Return the whole listing, line for line, without the pictures in it.

▶ [Data segment]

START

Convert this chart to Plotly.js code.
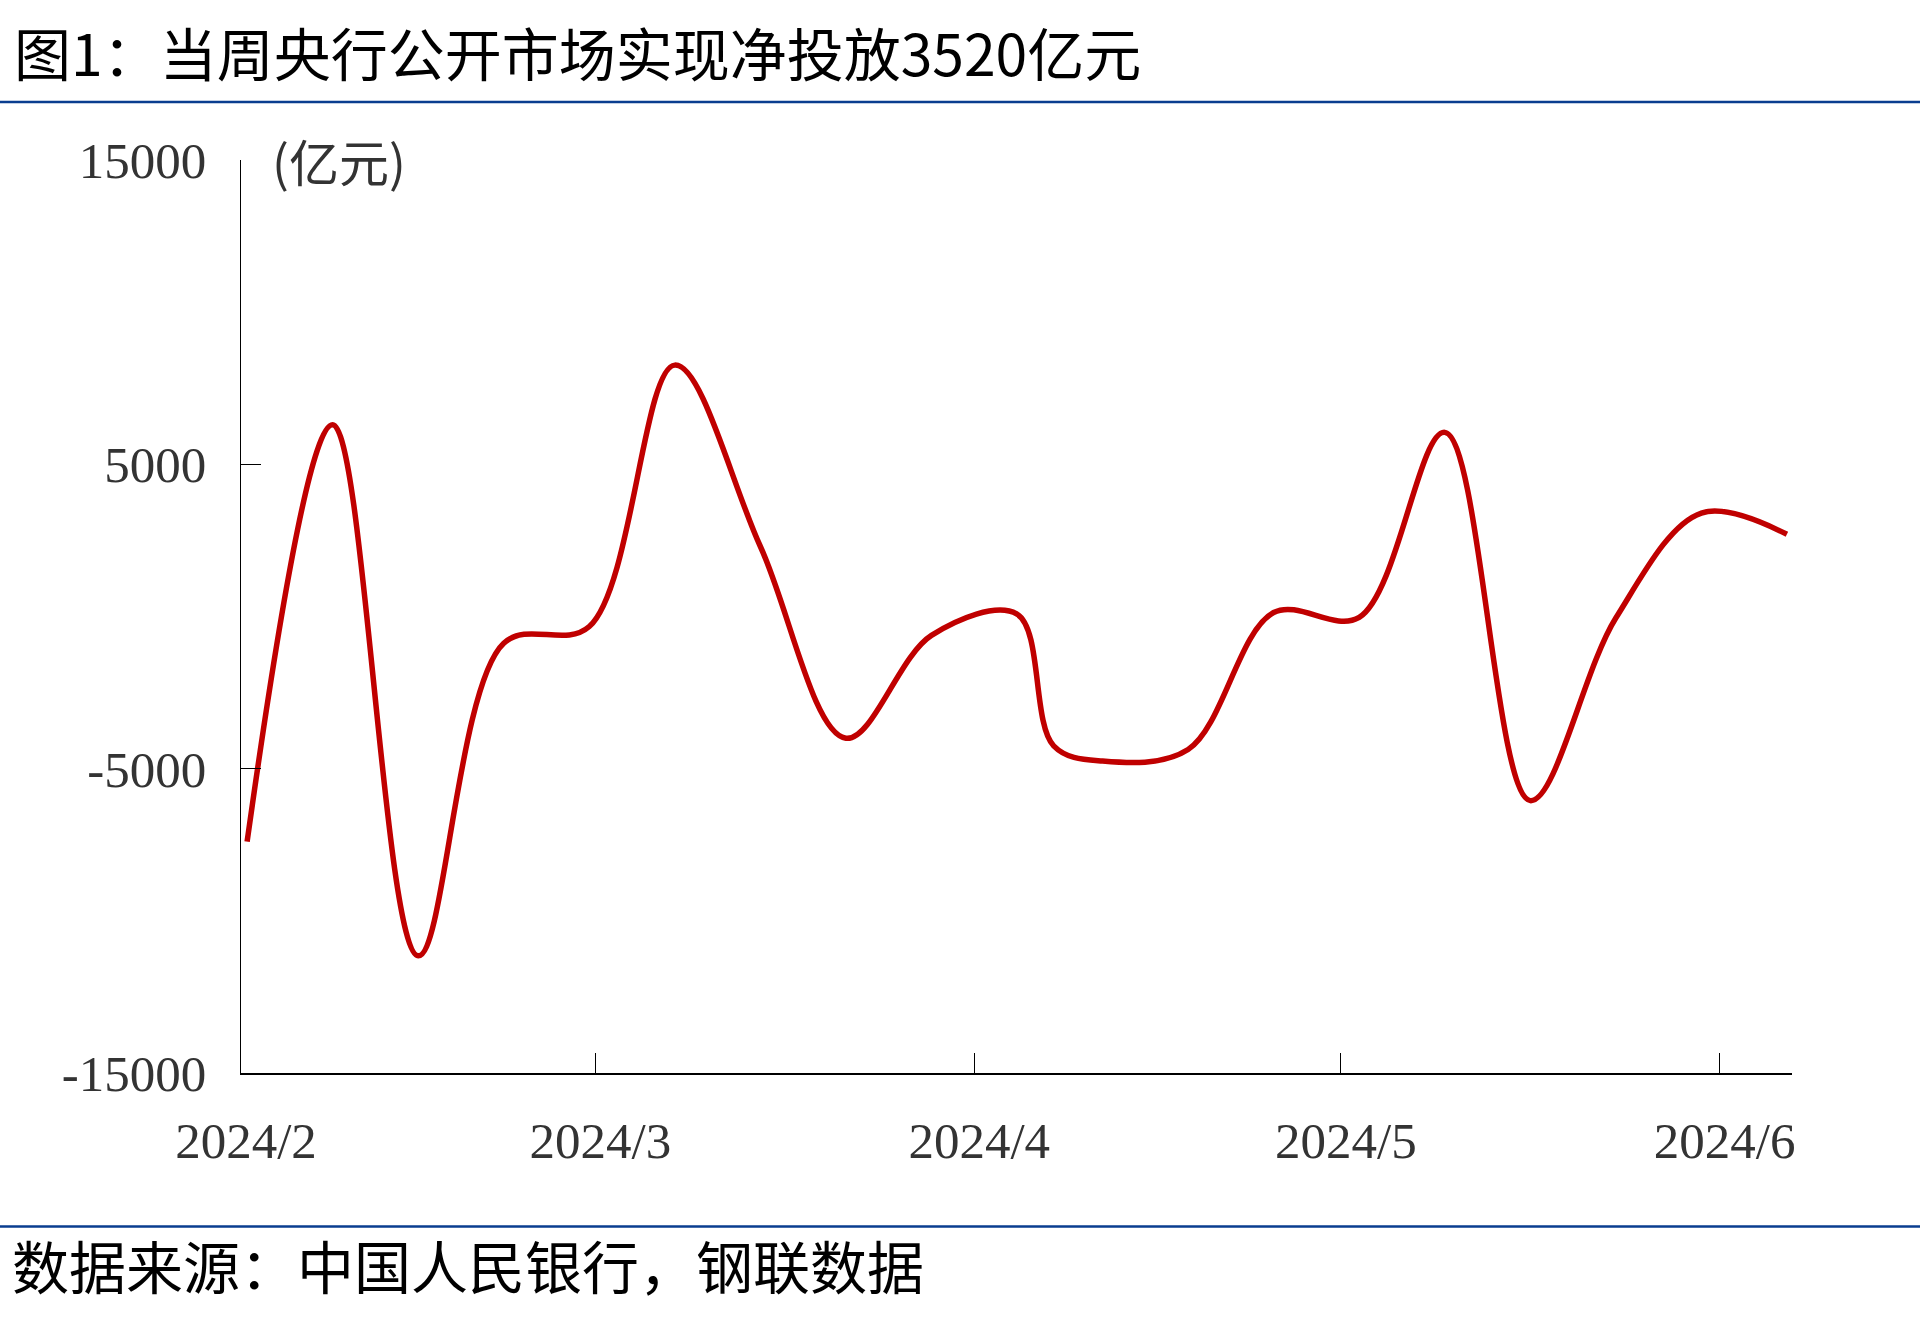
<!DOCTYPE html>
<html>
<head>
<meta charset="utf-8">
<script src="https://cdn.plot.ly/plotly-3.0.1.min.js"></script>
<style>
html,body{margin:0;padding:0;background:#fff;}
#chart{width:1920px;height:1331px;}
</style>
</head>
<body>
<div id="chart"></div>
<script>
// Weekly dates
const weekDates = ['2024-02-02','2024-02-09','2024-02-16','2024-02-23','2024-03-01','2024-03-08','2024-03-15','2024-03-22','2024-03-29','2024-04-05','2024-04-08','2024-04-12','2024-04-19','2024-04-26','2024-05-03','2024-05-10','2024-05-17','2024-05-24','2024-05-31','2024-06-07'];
// Net injection (亿元)
const netInjection = [-7400, 6300, -11150, -880, -330, 8260, 2300, -4000, -620, 80, -4250, -4750, -4370, 130, -30, 6050, -6050, -50, 3400, 2700];
// Axis ticks (month starts; the chart places each month tick half a day before the dated points)
const xTickVals = ['2024-02-01 12:00','2024-03-01 12:00','2024-04-01 12:00','2024-05-01 12:00','2024-06-01 12:00'];
const xTickText = ['2024/2','2024/3','2024/4','2024/5','2024/6'];
const xRange = ['2024-02-01 12:00', '2024-06-07 10:00'];
const yTickVals = [-15000, -5000, 5000, 15000];
const yTickText = ['-15000','-5000','5000','15000'];
const yRange = [-15000, 15000];
const titleText = '图1：当周央行公开市场实现净投放3520亿元';
const unitText = '(亿元)';
const sourceText = '数据来源：中国人民银行，钢联数据';

const W = 1920, H = 1331;
const L = 241, R = 128, T = 160, B = 258;
const pw = W - L - R, ph = H - T - B;
const px = v => (v - L) / pw;
const py = v => (H - B - v) / ph;

const trace = {
  x: weekDates,
  y: netInjection,
  type: 'scatter',
  mode: 'lines',
  line: {color: '#C00000', width: 5.5, shape: 'spline', smoothing: 1},
  hoverinfo: 'x+y'
};

const cjk = '"Noto Sans CJK SC", "Noto Sans", sans-serif';
const serif = '"Liberation Serif", "Times New Roman", serif';

const layout = {
  width: W, height: H,
  margin: {l: L, r: R, t: T, b: B},
  paper_bgcolor: '#fff', plot_bgcolor: '#fff',
  showlegend: false,
  xaxis: {
    type: 'date',
    range: xRange,
    tickmode: 'array', tickvals: xTickVals, ticktext: xTickText,
    ticks: 'inside', ticklen: 20, tickwidth: 1.2, tickcolor: '#000',
    showline: true, linecolor: '#000', linewidth: 2,
    showgrid: false, zeroline: false,
    tickfont: {family: serif, size: 51, color: '#333'},
    ticklabelstandoff: 22,
    ticklabelshift: 5
  },
  yaxis: {
    range: yRange,
    tickmode: 'array', tickvals: yTickVals, ticktext: yTickText,
    ticks: 'inside', ticklen: 20, tickwidth: 1.2, tickcolor: '#000',
    showline: true, linecolor: '#000', linewidth: 1.5,
    showgrid: false, zeroline: false,
    tickfont: {family: serif, size: 51, color: '#333'},
    ticklabelstandoff: 23
  },
  shapes: [
    {type: 'line', xref: 'paper', yref: 'paper', x0: px(0), x1: px(1920), y0: py(102), y1: py(102),
     line: {color: '#0a3d8f', width: 2.5}},
    {type: 'line', xref: 'paper', yref: 'paper', x0: px(0), x1: px(1920), y0: py(1226.5), y1: py(1226.5),
     line: {color: '#0a3d8f', width: 2.5}}
  ],
  annotations: [
    {text: titleText, xref: 'paper', yref: 'paper', x: px(12), y: py(51), xanchor: 'left', yanchor: 'middle',
     showarrow: false, font: {family: cjk, size: 57, color: '#000'}},
    {text: unitText, xref: 'paper', yref: 'y', x: px(270), y: 15000, xanchor: 'left', yanchor: 'middle',
     showarrow: false, font: {family: cjk, size: 50, color: '#333'}},
    {text: sourceText, xref: 'paper', yref: 'paper', x: px(10), y: py(1264), xanchor: 'left', yanchor: 'middle',
     showarrow: false, font: {family: cjk, size: 57, color: '#000'}}
  ]
};

Plotly.newPlot('chart', [trace], layout, {displayModeBar: false, staticPlot: true});
</script>
</body>
</html>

END

▶ [Written answer]
Convert this chart to Plotly.js code.
<!DOCTYPE html>
<html>
<head>
<meta charset="utf-8">
<script src="https://cdn.plot.ly/plotly-3.0.1.min.js"></script>
<style>
html,body{margin:0;padding:0;background:#fff;}
#chart{width:1920px;height:1331px;}
</style>
</head>
<body>
<div id="chart"></div>
<script>
// Weekly dates
const weekDates = ['2024-02-02','2024-02-09','2024-02-16','2024-02-23','2024-03-01','2024-03-08','2024-03-15','2024-03-22','2024-03-29','2024-04-05','2024-04-08','2024-04-12','2024-04-19','2024-04-26','2024-05-03','2024-05-10','2024-05-17','2024-05-24','2024-05-31','2024-06-07'];
// Net injection (亿元)
const netInjection = [-7400, 6300, -11150, -880, -330, 8260, 2300, -4000, -620, 80, -4250, -4750, -4370, 130, -30, 6050, -6050, -50, 3400, 2700];
// Axis ticks (month starts; the chart places each month tick half a day before the dated points)
const xTickVals = ['2024-02-01 12:00','2024-03-01 12:00','2024-04-01 12:00','2024-05-01 12:00','2024-06-01 12:00'];
const xTickText = ['2024/2','2024/3','2024/4','2024/5','2024/6'];
const xRange = ['2024-02-01 12:00', '2024-06-07 10:00'];
const yTickVals = [-15000, -5000, 5000, 15000];
const yTickText = ['-15000','-5000','5000','15000'];
const yRange = [-15000, 15000];
const titleText = '图1：当周央行公开市场实现净投放3520亿元';
const unitText = '(亿元)';
const sourceText = '数据来源：中国人民银行，钢联数据';

const W = 1920, H = 1331;
const L = 241, R = 128, T = 160, B = 258;
const pw = W - L - R, ph = H - T - B;
const px = v => (v - L) / pw;
const py = v => (H - B - v) / ph;

const trace = {
  x: weekDates,
  y: netInjection,
  type: 'scatter',
  mode: 'lines',
  line: {color: '#C00000', width: 5.5, shape: 'spline', smoothing: 1},
  hoverinfo: 'x+y'
};

const cjk = '"Noto Sans CJK SC", "Noto Sans", sans-serif';
const serif = '"Liberation Serif", "Times New Roman", serif';

const layout = {
  width: W, height: H,
  margin: {l: L, r: R, t: T, b: B},
  paper_bgcolor: '#fff', plot_bgcolor: '#fff',
  showlegend: false,
  xaxis: {
    type: 'date',
    range: xRange,
    tickmode: 'array', tickvals: xTickVals, ticktext: xTickText,
    ticks: 'inside', ticklen: 20, tickwidth: 1.2, tickcolor: '#000',
    showline: true, linecolor: '#000', linewidth: 2,
    showgrid: false, zeroline: false,
    tickfont: {family: serif, size: 51, color: '#333'},
    ticklabelstandoff: 22,
    ticklabelshift: 5
  },
  yaxis: {
    range: yRange,
    tickmode: 'array', tickvals: yTickVals, ticktext: yTickText,
    ticks: 'inside', ticklen: 20, tickwidth: 1.2, tickcolor: '#000',
    showline: true, linecolor: '#000', linewidth: 1.5,
    showgrid: false, zeroline: false,
    tickfont: {family: serif, size: 51, color: '#333'},
    ticklabelstandoff: 23
  },
  shapes: [
    {type: 'line', xref: 'paper', yref: 'paper', x0: px(0), x1: px(1920), y0: py(102), y1: py(102),
     line: {color: '#0a3d8f', width: 2.5}},
    {type: 'line', xref: 'paper', yref: 'paper', x0: px(0), x1: px(1920), y0: py(1226.5), y1: py(1226.5),
     line: {color: '#0a3d8f', width: 2.5}}
  ],
  annotations: [
    {text: titleText, xref: 'paper', yref: 'paper', x: px(12), y: py(51), xanchor: 'left', yanchor: 'middle',
     showarrow: false, font: {family: cjk, size: 57, color: '#000'}},
    {text: unitText, xref: 'paper', yref: 'y', x: px(270), y: 15000, xanchor: 'left', yanchor: 'middle',
     showarrow: false, font: {family: cjk, size: 50, color: '#333'}},
    {text: sourceText, xref: 'paper', yref: 'paper', x: px(10), y: py(1264), xanchor: 'left', yanchor: 'middle',
     showarrow: false, font: {family: cjk, size: 57, color: '#000'}}
  ]
};

Plotly.newPlot('chart', [trace], layout, {displayModeBar: false, staticPlot: true});
</script>
</body>
</html>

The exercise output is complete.